BEGIN Recorded data

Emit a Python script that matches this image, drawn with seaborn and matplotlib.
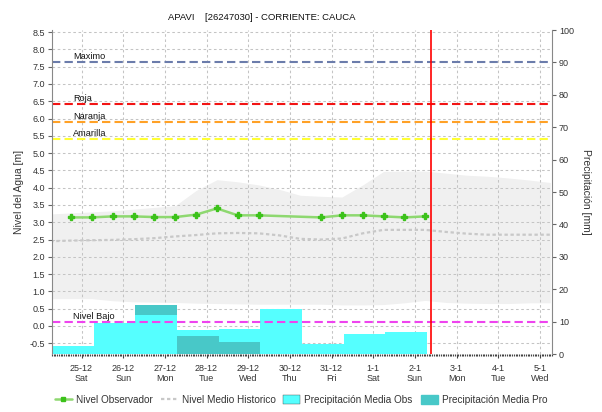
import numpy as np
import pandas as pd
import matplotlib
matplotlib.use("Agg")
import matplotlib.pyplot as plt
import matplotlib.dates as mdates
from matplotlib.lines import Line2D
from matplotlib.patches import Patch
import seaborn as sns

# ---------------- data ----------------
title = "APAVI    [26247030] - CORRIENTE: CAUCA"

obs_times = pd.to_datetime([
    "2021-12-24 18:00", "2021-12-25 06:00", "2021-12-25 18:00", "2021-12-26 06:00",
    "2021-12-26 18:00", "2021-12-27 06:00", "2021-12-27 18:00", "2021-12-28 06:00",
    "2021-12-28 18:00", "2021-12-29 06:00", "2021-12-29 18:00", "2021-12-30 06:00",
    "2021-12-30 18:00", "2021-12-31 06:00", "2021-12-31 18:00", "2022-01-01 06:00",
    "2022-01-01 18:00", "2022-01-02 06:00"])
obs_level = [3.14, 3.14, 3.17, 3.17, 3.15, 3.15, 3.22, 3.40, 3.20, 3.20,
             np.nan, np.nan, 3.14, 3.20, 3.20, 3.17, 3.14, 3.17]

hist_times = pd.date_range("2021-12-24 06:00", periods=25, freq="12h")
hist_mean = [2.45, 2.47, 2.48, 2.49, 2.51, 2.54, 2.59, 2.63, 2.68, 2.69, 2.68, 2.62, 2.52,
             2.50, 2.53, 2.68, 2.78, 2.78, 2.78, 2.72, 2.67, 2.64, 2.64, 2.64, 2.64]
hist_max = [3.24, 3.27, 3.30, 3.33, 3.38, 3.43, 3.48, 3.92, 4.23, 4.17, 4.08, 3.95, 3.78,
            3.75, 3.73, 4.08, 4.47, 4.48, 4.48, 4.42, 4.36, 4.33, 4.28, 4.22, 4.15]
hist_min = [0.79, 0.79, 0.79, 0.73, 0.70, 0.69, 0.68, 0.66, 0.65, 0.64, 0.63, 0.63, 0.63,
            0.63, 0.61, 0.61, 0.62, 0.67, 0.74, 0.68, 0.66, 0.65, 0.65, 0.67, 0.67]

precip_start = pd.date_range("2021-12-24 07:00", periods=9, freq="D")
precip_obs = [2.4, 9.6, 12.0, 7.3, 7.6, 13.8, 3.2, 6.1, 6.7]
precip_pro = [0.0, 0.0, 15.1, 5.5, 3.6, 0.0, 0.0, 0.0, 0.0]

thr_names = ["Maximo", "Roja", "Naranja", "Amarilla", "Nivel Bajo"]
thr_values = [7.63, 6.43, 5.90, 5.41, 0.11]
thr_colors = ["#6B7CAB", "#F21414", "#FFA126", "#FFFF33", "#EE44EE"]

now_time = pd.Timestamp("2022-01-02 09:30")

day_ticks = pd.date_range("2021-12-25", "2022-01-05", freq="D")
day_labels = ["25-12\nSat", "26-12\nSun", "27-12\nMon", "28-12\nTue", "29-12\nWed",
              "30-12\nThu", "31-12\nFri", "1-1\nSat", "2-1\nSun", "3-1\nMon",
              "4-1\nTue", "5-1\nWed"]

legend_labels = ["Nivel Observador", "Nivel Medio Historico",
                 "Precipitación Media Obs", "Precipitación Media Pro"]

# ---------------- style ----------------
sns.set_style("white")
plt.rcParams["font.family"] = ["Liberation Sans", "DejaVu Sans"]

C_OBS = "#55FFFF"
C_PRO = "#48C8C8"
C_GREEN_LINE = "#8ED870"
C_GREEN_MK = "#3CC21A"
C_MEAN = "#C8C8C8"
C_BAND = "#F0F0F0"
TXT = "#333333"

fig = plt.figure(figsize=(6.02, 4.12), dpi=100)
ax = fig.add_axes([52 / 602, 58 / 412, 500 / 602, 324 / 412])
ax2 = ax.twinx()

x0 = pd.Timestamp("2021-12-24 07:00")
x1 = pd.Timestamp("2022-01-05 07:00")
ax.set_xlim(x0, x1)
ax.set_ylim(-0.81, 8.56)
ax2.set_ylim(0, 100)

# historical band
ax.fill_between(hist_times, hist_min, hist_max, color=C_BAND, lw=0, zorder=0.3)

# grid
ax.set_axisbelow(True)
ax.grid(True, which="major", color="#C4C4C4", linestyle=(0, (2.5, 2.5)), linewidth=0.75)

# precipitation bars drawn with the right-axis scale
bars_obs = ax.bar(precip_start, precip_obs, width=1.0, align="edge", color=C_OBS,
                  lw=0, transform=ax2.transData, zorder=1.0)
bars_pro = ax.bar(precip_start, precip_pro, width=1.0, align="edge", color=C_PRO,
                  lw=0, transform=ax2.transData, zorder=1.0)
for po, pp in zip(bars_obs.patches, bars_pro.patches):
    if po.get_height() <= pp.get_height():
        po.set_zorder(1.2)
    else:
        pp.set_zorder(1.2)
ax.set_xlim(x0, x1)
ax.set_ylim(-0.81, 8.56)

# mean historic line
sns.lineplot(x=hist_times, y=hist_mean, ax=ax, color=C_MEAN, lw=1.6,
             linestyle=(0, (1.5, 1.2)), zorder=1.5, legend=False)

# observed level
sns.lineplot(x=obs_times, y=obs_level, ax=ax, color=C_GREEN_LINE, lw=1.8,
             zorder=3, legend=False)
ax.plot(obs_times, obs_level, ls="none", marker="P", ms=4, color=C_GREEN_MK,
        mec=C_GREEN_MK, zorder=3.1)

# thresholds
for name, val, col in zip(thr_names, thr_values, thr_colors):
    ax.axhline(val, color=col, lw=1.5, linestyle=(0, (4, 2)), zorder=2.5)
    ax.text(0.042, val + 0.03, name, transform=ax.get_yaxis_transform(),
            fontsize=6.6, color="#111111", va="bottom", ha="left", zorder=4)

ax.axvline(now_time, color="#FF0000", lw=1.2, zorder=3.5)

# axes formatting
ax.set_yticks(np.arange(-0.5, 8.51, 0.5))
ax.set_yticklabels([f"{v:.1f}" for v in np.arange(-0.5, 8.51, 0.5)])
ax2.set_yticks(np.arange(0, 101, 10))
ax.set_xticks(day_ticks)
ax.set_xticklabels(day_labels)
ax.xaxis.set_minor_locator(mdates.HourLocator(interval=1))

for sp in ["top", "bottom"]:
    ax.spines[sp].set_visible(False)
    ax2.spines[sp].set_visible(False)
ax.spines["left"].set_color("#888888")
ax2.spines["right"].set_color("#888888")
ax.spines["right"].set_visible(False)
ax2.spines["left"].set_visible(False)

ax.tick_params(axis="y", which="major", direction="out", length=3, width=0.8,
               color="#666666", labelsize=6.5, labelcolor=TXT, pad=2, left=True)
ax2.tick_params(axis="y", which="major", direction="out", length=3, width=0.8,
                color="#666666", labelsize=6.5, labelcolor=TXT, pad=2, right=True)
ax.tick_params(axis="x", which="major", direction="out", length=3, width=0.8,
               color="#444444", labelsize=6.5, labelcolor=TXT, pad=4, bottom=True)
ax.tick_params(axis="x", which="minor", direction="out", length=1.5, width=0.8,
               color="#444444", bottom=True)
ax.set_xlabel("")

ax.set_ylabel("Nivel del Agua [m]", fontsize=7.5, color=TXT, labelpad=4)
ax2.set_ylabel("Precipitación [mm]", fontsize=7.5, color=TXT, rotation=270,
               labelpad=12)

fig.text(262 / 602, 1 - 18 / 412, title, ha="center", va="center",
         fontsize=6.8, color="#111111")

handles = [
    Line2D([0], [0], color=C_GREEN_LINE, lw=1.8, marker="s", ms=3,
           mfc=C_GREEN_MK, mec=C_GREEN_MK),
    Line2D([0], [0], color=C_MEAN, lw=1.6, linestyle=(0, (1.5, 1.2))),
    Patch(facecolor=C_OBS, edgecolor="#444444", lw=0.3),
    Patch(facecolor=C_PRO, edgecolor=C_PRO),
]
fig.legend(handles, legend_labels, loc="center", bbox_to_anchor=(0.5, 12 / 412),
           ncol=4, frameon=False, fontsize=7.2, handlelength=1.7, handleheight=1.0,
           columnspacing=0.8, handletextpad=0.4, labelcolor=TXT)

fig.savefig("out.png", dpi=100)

END Recorded data

__Exercise brief__
Identify each line of the material where the word "matplotlib" shows up, and copy it.

__Solved exercise__
Emit a Python script that matches this image, drawn with seaborn and matplotlib.
import matplotlib
matplotlib.use("Agg")
import matplotlib.pyplot as plt
import matplotlib.dates as mdates
from matplotlib.lines import Line2D
from matplotlib.patches import Patch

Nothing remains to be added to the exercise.